Land near where a composting facility is proposed at 6300 Argonaut Road. (Supplied by Amie Baskin)
A proposed compost facility in Campbell River isn’t sitting well with its neighbours.
On Monday, council adopted a zoning bylaw amendment that will pave the way for site-specific use for the facility at 6300 Argonaut Rd.
The city says it has already received approval by the Agricultural Land Commission and is supported by the Regional Solid Waste Management Plan and the city’s Sustainable Official Community Plan.
Council says that Comox Valley waste management staff intend to keep nearby residents informed about project progress and address the concerns expressed during public hearings.
Councillor Charlie Cornfield said at Monday’s council meeting that “with the reduced footprint size with the ALC only allowing (the) use of the current disturbed site, and it will buffer significantly from the other properties who voiced concern, and also we did get some assurances that there would not be any wastewater or any storage on bare ground of the facility, that it’s all indoors, and odour management is a high priority on the list.”
Amie Baskin and her family, including her husband Troy Burley and their one-year-old son, Gordon, live next door to the proposed site.
“Our well is maybe 250, 300 feet from where the site will be,” Baskin said.
Baskin said she has “a lot of problems” with the proposed site, based on reports on the Comox/Strathcona Waste Management and the Comox Valley Regional District websites.
“They cite in there that residents in the area could be affected by noise, odour, dust, increased traffic, etc., and so obviously all of those things are of great concern to me,” Baskin said. “As well, my well is very close to this location. They say they are going to pave it, but tell me what happens if there’s an earthquake.”
Baskin said she has researched the technology being intended for the facility.
“It’s called Static Aerated Pile technology. Basically, they pump air through the compost and turn it at very specific time intervals in order to process it inside. But this type of technology produces a lot of heat so it obviously requires a lot of water so it doesn’t light on fire,” Baskin said.
“After reading their water monitoring report that leachate continues to be observed, I am a bit concerned that they are going to use contaminated water to make their compost which, as far as I can tell would make contaminated compost.”

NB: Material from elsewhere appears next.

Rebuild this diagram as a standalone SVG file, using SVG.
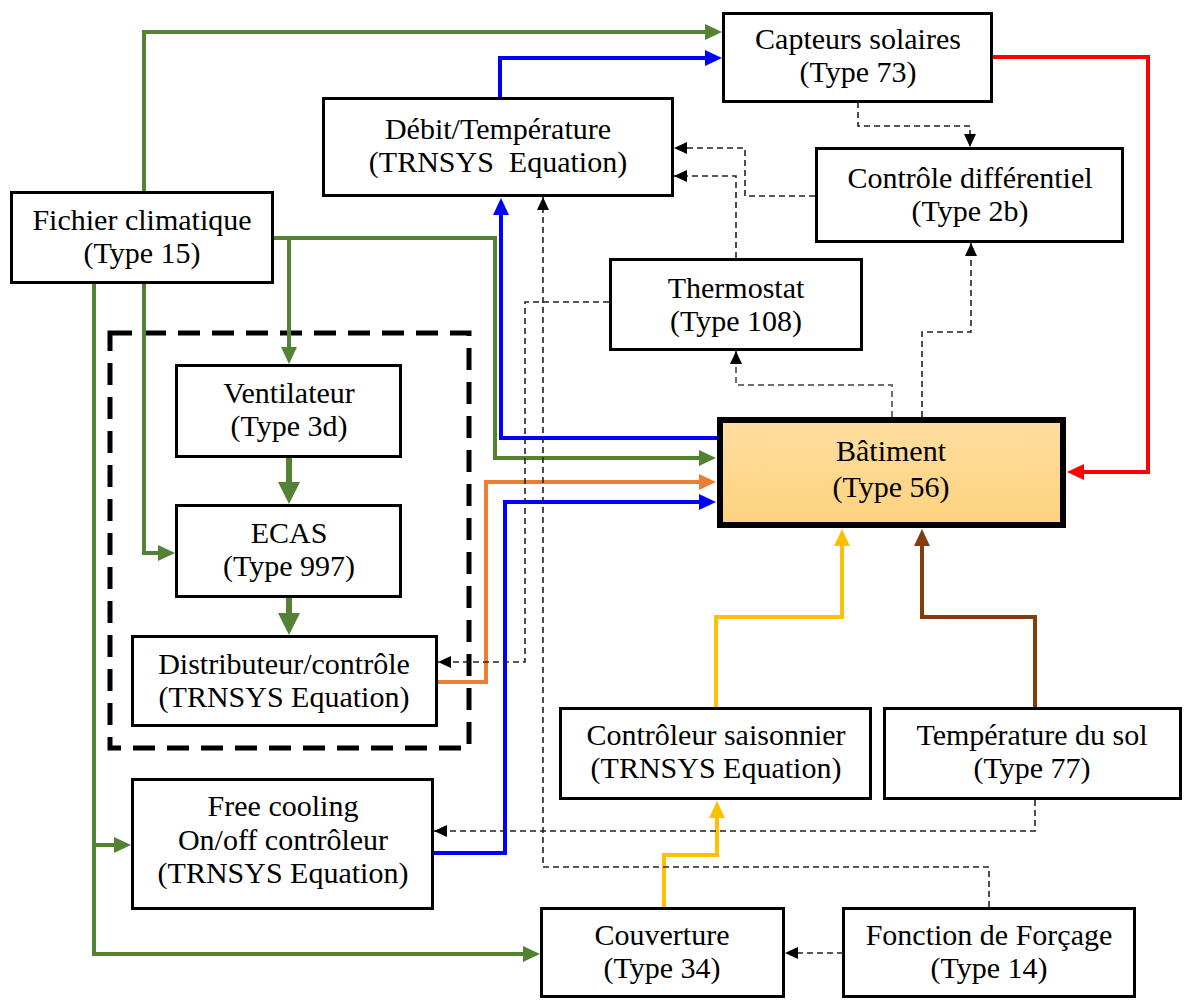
<svg xmlns="http://www.w3.org/2000/svg" width="1184" height="1000" viewBox="0 0 1184 1000">
  <style>
    .box { fill: #ffffff; stroke: #000000; stroke-width: 3; }
    .main { fill: url(#warm); stroke: #000000; stroke-width: 6; }
    .group { fill: none; stroke: #000000; stroke-width: 5; stroke-dasharray: 22 12; }
    .lbl { font-size: 30px; fill: #000000; text-anchor: middle; }
    .w { fill: none; stroke-width: 4; stroke-linejoin: miter; }
    .green { stroke: #548235; }
    .blue { stroke: #0000ff; }
    .orange { stroke: #ed7d31; }
    .red { stroke: #ff0000; }
    .yellow { stroke: #ffc000; }
    .brown { stroke: #843c0c; }
    .thick { stroke-width: 6; }
    .sig { fill: none; stroke: #222222; stroke-width: 1.6; stroke-dasharray: 6 4; }
    .sig.grey { stroke: #6e6e6e; stroke-width: 2; }
  </style>
  <defs>
    <linearGradient id="warm" x1="0" y1="0" x2="0" y2="1">
      <stop offset="0" stop-color="#ffdea0"/>
      <stop offset="1" stop-color="#fdd27e"/>
    </linearGradient>
    <marker id="ah-green" markerUnits="userSpaceOnUse" markerWidth="17" markerHeight="16" refX="9" refY="8" orient="auto">
      <path d="M0,0 L17,8 L0,16 z" fill="#548235"/>
    </marker>
    <marker id="ah-green-big" markerUnits="userSpaceOnUse" markerWidth="22" markerHeight="22" refX="11" refY="11" orient="auto">
      <path d="M0,0 L22,11 L0,22 z" fill="#548235"/>
    </marker>
    <marker id="ah-blue" markerUnits="userSpaceOnUse" markerWidth="17" markerHeight="16" refX="9" refY="8" orient="auto">
      <path d="M0,0 L17,8 L0,16 z" fill="#0000ff"/>
    </marker>
    <marker id="ah-orange" markerUnits="userSpaceOnUse" markerWidth="17" markerHeight="16" refX="9" refY="8" orient="auto">
      <path d="M0,0 L17,8 L0,16 z" fill="#ed7d31"/>
    </marker>
    <marker id="ah-red" markerUnits="userSpaceOnUse" markerWidth="17" markerHeight="16" refX="9" refY="8" orient="auto">
      <path d="M0,0 L17,8 L0,16 z" fill="#ff0000"/>
    </marker>
    <marker id="ah-yellow" markerUnits="userSpaceOnUse" markerWidth="17" markerHeight="16" refX="9" refY="8" orient="auto">
      <path d="M0,0 L17,8 L0,16 z" fill="#ffc000"/>
    </marker>
    <marker id="ah-brown" markerUnits="userSpaceOnUse" markerWidth="17" markerHeight="16" refX="9" refY="8" orient="auto">
      <path d="M0,0 L17,8 L0,16 z" fill="#843c0c"/>
    </marker>
    <marker id="ah-sig" markerUnits="userSpaceOnUse" markerWidth="13" markerHeight="12" refX="13" refY="6" orient="auto">
      <path d="M0,0 L13,6 L0,12 z" fill="#000000"/>
    </marker>
  </defs>

  <rect width="1184" height="1000" fill="#ffffff"/>

  <!-- dashed enclosure of the air-collector sub-system -->
  <rect id="subsystem" class="group" x="110" y="333" width="359" height="415"/>

  <!-- nodes -->
  <g class="lbl" font-family="Liberation Serif, Times New Roman, DejaVu Serif, serif">
    <g id="fichier">
      <rect class="box" x="11.5" y="192.5" width="261" height="90"/>
      <text x="142" y="230">Fichier climatique</text>
      <text x="142" y="263">(Type 15)</text>
    </g>
    <g id="capteurs">
      <rect class="box" x="723.5" y="13.5" width="268" height="88"/>
      <text x="858" y="49">Capteurs solaires</text>
      <text x="858" y="82">(Type 73)</text>
    </g>
    <g id="debit">
      <rect class="box" x="323.5" y="98.5" width="349" height="97"/>
      <text x="498" y="139">Débit/Température</text>
      <text x="498" y="172" xml:space="preserve">(TRNSYS  Equation)</text>
    </g>
    <g id="controle">
      <rect class="box" x="816.5" y="148.5" width="306" height="93"/>
      <text x="970" y="188">Contrôle différentiel</text>
      <text x="970" y="221">(Type 2b)</text>
    </g>
    <g id="thermostat">
      <rect class="box" x="610.5" y="259.5" width="251" height="90"/>
      <text x="736" y="298">Thermostat</text>
      <text x="736" y="331">(Type 108)</text>
    </g>
    <g id="ventilateur">
      <rect class="box" x="176.5" y="365.5" width="224" height="91"/>
      <text x="289" y="403">Ventilateur</text>
      <text x="289" y="436">(Type 3d)</text>
    </g>
    <g id="ecas">
      <rect class="box" x="176.5" y="505.5" width="224" height="91"/>
      <text x="289" y="543">ECAS</text>
      <text x="289" y="576">(Type 997)</text>
    </g>
    <g id="distributeur">
      <rect class="box" x="132.5" y="636.5" width="304" height="89"/>
      <text x="284" y="674">Distributeur/contrôle</text>
      <text x="284" y="707">(TRNSYS Equation)</text>
    </g>
    <g id="batiment">
      <rect class="main" x="720" y="420" width="343" height="105"/>
      <text x="891" y="461">Bâtiment</text>
      <text x="891" y="497">(Type 56)</text>
    </g>
    <g id="freecooling">
      <rect class="box" x="132.5" y="779.5" width="300" height="129"/>
      <text x="283" y="816">Free cooling</text>
      <text x="283" y="850">On/off contrôleur</text>
      <text x="283" y="883">(TRNSYS Equation)</text>
    </g>
    <g id="saisonnier">
      <rect class="box" x="560.5" y="708.5" width="310" height="90"/>
      <text x="716" y="745">Contrôleur saisonnier</text>
      <text x="716" y="778">(TRNSYS Equation)</text>
    </g>
    <g id="sol">
      <rect class="box" x="884.5" y="708.5" width="296" height="90"/>
      <text x="1032" y="745">Température du sol</text>
      <text x="1032" y="778">(Type 77)</text>
    </g>
    <g id="couverture">
      <rect class="box" x="541.5" y="908.5" width="242" height="88"/>
      <text x="662" y="945">Couverture</text>
      <text x="662" y="978">(Type 34)</text>
    </g>
    <g id="forcage">
      <rect class="box" x="843.5" y="908.5" width="291" height="88"/>
      <text x="989" y="945">Fonction de Forçage</text>
      <text x="989" y="978">(Type 14)</text>
    </g>
  </g>

  <!-- connectors -->
  <g id="connectors">
    <!-- weather data (green) -->
    <path class="w green" d="M144,191 V32 H714" marker-end="url(#ah-green)"/>
    <path class="w green" d="M274,238 H495 V458 H708" marker-end="url(#ah-green)"/>
    <path class="w green" d="M289,238 V356" marker-end="url(#ah-green)"/>
    <path class="w green" d="M144,284 V553 H167" marker-end="url(#ah-green)"/>
    <path class="w green" d="M94,284 V954 H532" marker-end="url(#ah-green)"/>
    <path class="w green" d="M94,845 H123" marker-end="url(#ah-green)"/>
    <path class="w green thick" d="M289,458 V493" marker-end="url(#ah-green-big)"/>
    <path class="w green thick" d="M289,598 V624" marker-end="url(#ah-green-big)"/>

    <!-- water / air flows -->
    <path class="w blue" d="M500,97 V58 H714" marker-end="url(#ah-blue)"/>
    <path class="w blue" d="M717,438 H501 V206" marker-end="url(#ah-blue)"/>
    <path class="w blue" d="M434,853 H505 V502 H708" marker-end="url(#ah-blue)"/>
    <path class="w orange" d="M438,682 H486 V482 H708" marker-end="url(#ah-orange)"/>
    <path class="w red" d="M993,57 H1148 V472 H1075" marker-end="url(#ah-red)"/>
    <path class="w yellow" d="M716,707 V617 H842 V537" marker-end="url(#ah-yellow)"/>
    <path class="w yellow" d="M664,907 V855 H717 V809" marker-end="url(#ah-yellow)"/>
    <path class="w brown" d="M1035,707 V617 H922 V537" marker-end="url(#ah-brown)"/>

    <!-- control signals (dashed) -->
    <path class="sig" d="M858,102 V126 H970 V147" marker-end="url(#ah-sig)"/>
    <path class="sig" d="M815,196 H745 V148 H674" marker-end="url(#ah-sig)"/>
    <path class="sig" d="M736,258 V176 H674" marker-end="url(#ah-sig)"/>
    <path class="sig" d="M922,417 V332 H971 V243" marker-end="url(#ah-sig)"/>
    <path class="sig grey" d="M892,417 V385 H736 V351" marker-end="url(#ah-sig)"/>
    <path class="sig" d="M609,302 H525 V662 H438" marker-end="url(#ah-sig)"/>
    <path class="sig" d="M989,907 V867 H543 V197" marker-end="url(#ah-sig)"/>
    <path class="sig" d="M1035,800 V831 H434" marker-end="url(#ah-sig)"/>
    <path class="sig" d="M843,953 H785" marker-end="url(#ah-sig)"/>
  </g>
</svg>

She believes that it’s the wrong place for a composting site.
“They don’t have domestic water or sewage up here. We’re on well (water) in the septic so if they can’t use the contaminated water to make their compost they’re going to have to truck their water in. They also can’t process it here. They don’t have any other way to get it out so they’ll be collecting their leachate and trucking it the Norm Wood Environment Centre where the wastewater treatment plant is.”
Baskin believes the technology proposed for the site is easy to mess up.
“If your timing isn’t perfect if you don’t have the right amount of water, because of the heat and chemicals that it produces, it’s what produces acid rain, so it wouldn’t be a concern for me next door, it would be a concern for anyone in the area if something were to go, not quite perfectly.”
Meanwhile, the Comox Strathcona Waste Management Service says the facility will help manage waste sustainably in the region.
The service’s senior manager, Andrew McGifford, said the facility will divert organics, including food and yard waste from the landfill.
Concerns at a July 8th public hearing focused primarily around the potential effects on water quality and impacts on adjacent properties.
The plan is for the facility built by 2021.